We are fairly often asked about whether the Building Healthy Relationships
class is appropriate as an intervention for persons who are involved in domestic
or family violence in some way. This is a more complex question than first
appears. The simple answer is yes, but...
For more than a dozen years, the Center hosted the Abuse Prevention Program. This program was among the founding programs of ABIP - the Association of Batterer Intervention Providers. The Abuse Prevention Program was discontinued in 2008. The material in the Building Healthy Relationships class is very similar to the content of the Abuse Prevention Program and addresses several sets of issues pertinent to interpersonal violence and abuse including;
- clarity about what is abuse, violence, and oppression,
- what does a healthy relationship with anger look like,
- how we can make a keep durable agreements, and
- how we can repair relationships when we have damaged them.
The "but" is that there are some features a program must have if it is to address the needs of the community when working with criminal offenders. The Building Healthy Relationships program does not have these features and is not prepared to coordinate with a probation officer the way programs that are members of ABIP must.

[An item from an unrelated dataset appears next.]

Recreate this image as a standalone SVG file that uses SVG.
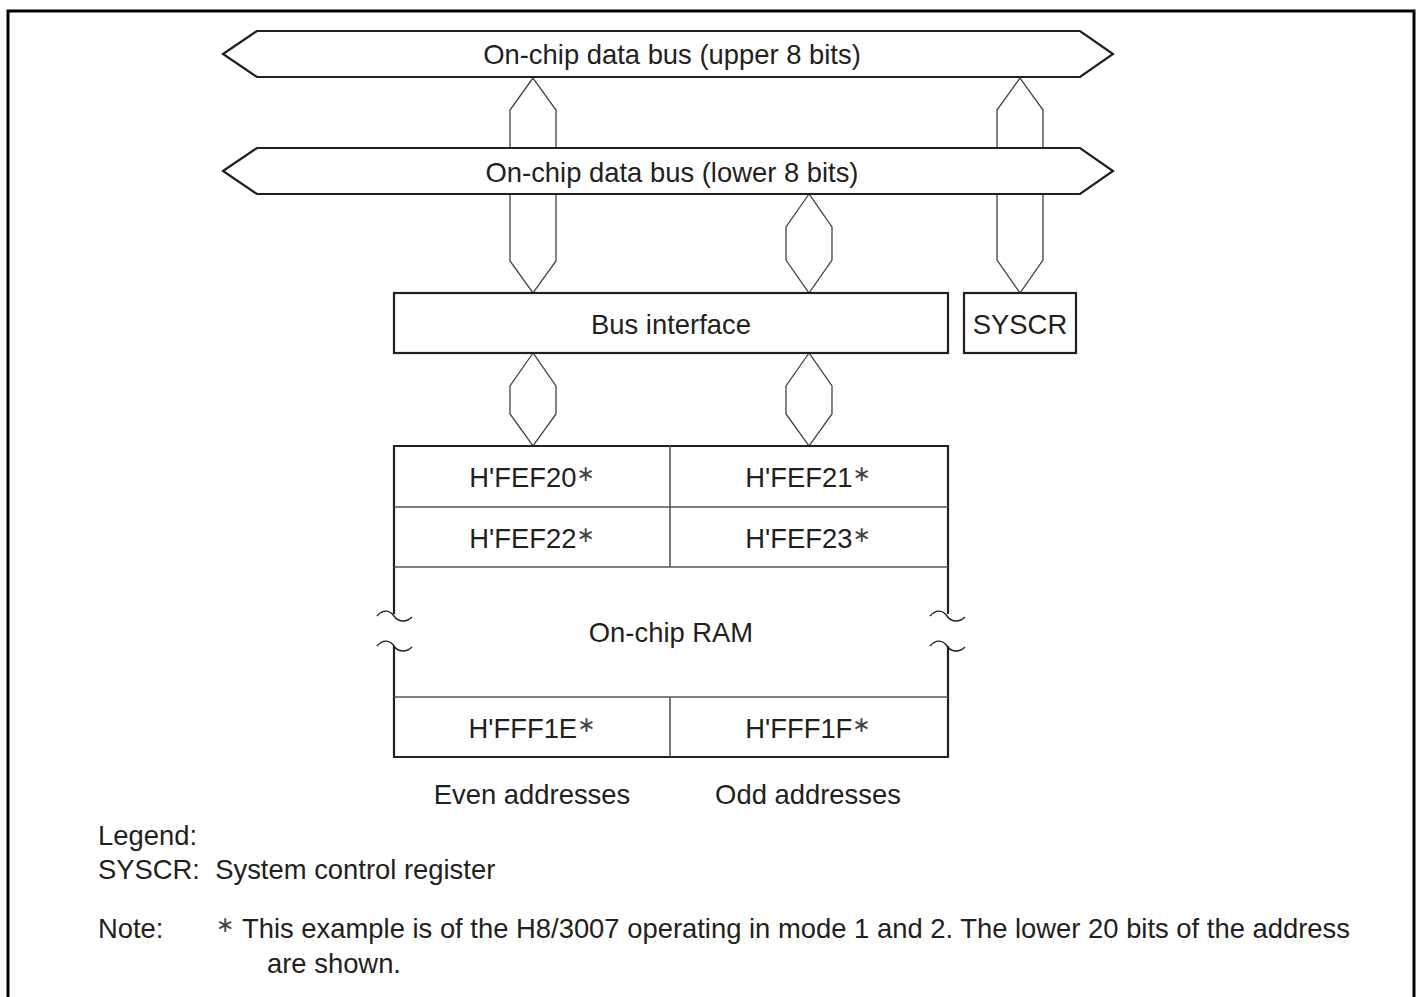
<svg xmlns="http://www.w3.org/2000/svg" width="1419" height="997" viewBox="0 0 1419 997">
<style>
text{font-family:"Liberation Sans",Arial,sans-serif;font-size:27.4px;fill:#231f20}
.c{text-anchor:middle}
.bus{fill:#fff;stroke:#231f20;stroke-width:2.2;stroke-linejoin:miter}
.conn{fill:#fff;stroke:#444;stroke-width:1.3}
.box{fill:#fff;stroke:#231f20;stroke-width:2.2}
.div{fill:none;stroke:#555;stroke-width:1.6}
.brd{fill:none;stroke:#231f20;stroke-width:2.2}
.tl{fill:none;stroke:#231f20;stroke-width:1.4}
.ast{font-family:"DejaVu Sans",sans-serif;font-size:22px;fill:#444}
</style>
<rect width="1419" height="997" fill="#fff"/>
<path d="M8,997 V11 H1414 V997" fill="none" stroke="#000" stroke-width="3"/>

<g id="connectors">
<polygon class="conn" points="533,78 510,110 510,261 533,293 556,261 556,110"/>
<polygon class="conn" points="1020,78 997,110 997,260 1020,293 1043,260 1043,110"/>
<polygon class="conn" points="809,194 786,227 786,260 809,293 832,260 832,227"/>
<polygon class="conn" points="533,353 510,386 510,414 533,446 556,414 556,386"/>
<polygon class="conn" points="809,353 786,386 786,414 809,446 832,414 832,386"/>
</g>

<g id="bus-upper">
<polygon class="bus" points="223,54 257,31 1080,31 1113,54 1080,77 257,77"/>
<text class="c" x="672" y="64">On-chip data bus (upper 8 bits)</text>
</g>
<g id="bus-lower">
<polygon class="bus" points="223,171 257,148 1080,148 1113,171 1080,194 257,194"/>
<text class="c" x="672" y="182">On-chip data bus (lower 8 bits)</text>
</g>

<g id="bus-interface">
<rect class="box" x="394" y="293" width="554" height="60"/>
<text class="c" x="671" y="334">Bus interface</text>
</g>
<g id="syscr">
<rect class="box" x="964" y="293" width="112" height="60"/>
<text class="c" x="1020" y="334">SYSCR</text>
</g>

<g id="ram">
<path class="brd" d="M394,614 V446 H948 V614 M394,646 V757 H948 V646"/>
<path class="div" d="M394,507 H948 M394,567 H948 M394,697 H948 M670,446 V567 M670,697 V757"/>
<path class="tl" d="M377,616 C383,609 390,610 394,616 C398,622 406,623 412,617"/>
<path class="tl" d="M377,646 C383,639 390,640 394,646 C398,652 406,653 412,647"/>
<path class="tl" d="M930,616 C936,609 943,610 947,616 C951,622 959,623 965,617"/>
<path class="tl" d="M930,646 C936,639 943,640 947,646 C951,652 959,653 965,647"/>
<text class="c" x="532" y="487">H'FEF20<tspan class="ast" dy="-6">∗</tspan></text>
<text class="c" x="808" y="487">H'FEF21<tspan class="ast" dy="-6">∗</tspan></text>
<text class="c" x="532" y="548">H'FEF22<tspan class="ast" dy="-6">∗</tspan></text>
<text class="c" x="808" y="548">H'FEF23<tspan class="ast" dy="-6">∗</tspan></text>
<text class="c" x="671" y="642">On-chip RAM</text>
<text class="c" x="532" y="738">H'FFF1E<tspan class="ast" dy="-6">∗</tspan></text>
<text class="c" x="808" y="738">H'FFF1F<tspan class="ast" dy="-6">∗</tspan></text>
</g>

<g id="labels">
<text class="c" x="532" y="804">Even addresses</text>
<text class="c" x="808" y="804">Odd addresses</text>
<text x="98" y="845">Legend:</text>
<text x="98" y="879" xml:space="preserve">SYSCR:  System control register</text>
<text x="98" y="938">Note:</text>
<text class="ast" x="216" y="932">∗</text>
<text x="242" y="938">This example is of the H8/3007 operating in mode 1 and 2. The lower 20 bits of the address</text>
<text x="267" y="973">are shown.</text>
</g>
</svg>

From time to time a worker with the Children's Division will contact us to see about enrolling one of their clients into the class. This has worked well and it has worked poorly. The principal issue is the degree to which the client is self-motivated to learn from the class. We do not have the tools to impose motivation onto the client, but when the client is very interested in improving the quality of his or her intimate relationships we can be very effective.